While the offense played things safe, similar to Ben Roethlisberger’s last season, Pickett loved taking his 1v1 shots down the sideline. With a penchant for the back-shoulder throw, Pickett looked Pickens’ way against single-high coverage all the time, perhaps too much, so Florio’s point here, even if true in overall statistics, applies less so when it comes to targeting Pickens. Pickens was responsible for 38.6 percent of the team’s 20-plus yard completions last season. He had 17 such grabs, no other Steeler hit double-digits and the next closest wide receiver was Diontae Johnson’s seven (TE Pat Freiermuth had nine).

Now that Pickett, Pickens, and other key pieces are in their second year with the team, the Steelers’ offense should open things up.

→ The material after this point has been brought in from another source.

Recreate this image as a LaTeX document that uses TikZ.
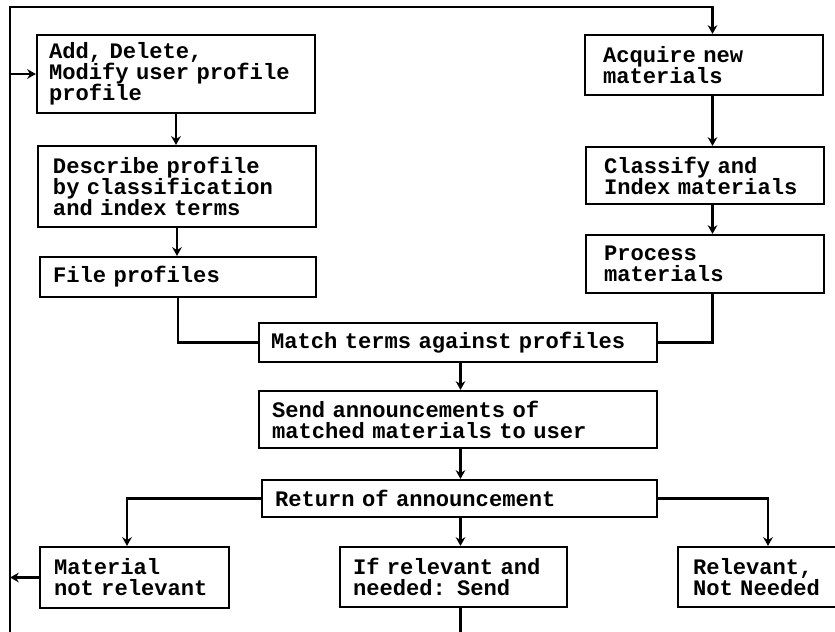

Pickens has impressed this summer not just with his highlight reel catches, though he’s still capable of making those, but with his ability to win from all levels of the field. Frankly, he hasn’t made too many downfield catches in the 11 v 11 periods. Instead, he’s done his damage over the middle of the field on digs, crossers, and curls, all signs of a second-year player rounding out the edges in his game.

Johnson has enjoyed a strong summer that’s been overshadowed by Pickens’ development and ability to make the ridiculous look routine. Pickett’s looked his way more often over the past week and during the team’s stretch of six straight practices, Johnson had only one incompletion thrown his way. And that came on a drop, not a poor throw.

Pittsburgh won’t have the NFL’s most prolific offense this season. But it can, should, and needs to be better than what it’s been the past two years. On paper, the personnel looks good. If Matt Canada’s gameplan can match, Pickett will be hitting Pickens downfield, over the middle, and to every corner of the field. And the Steelers’ offense will see a big jump in play.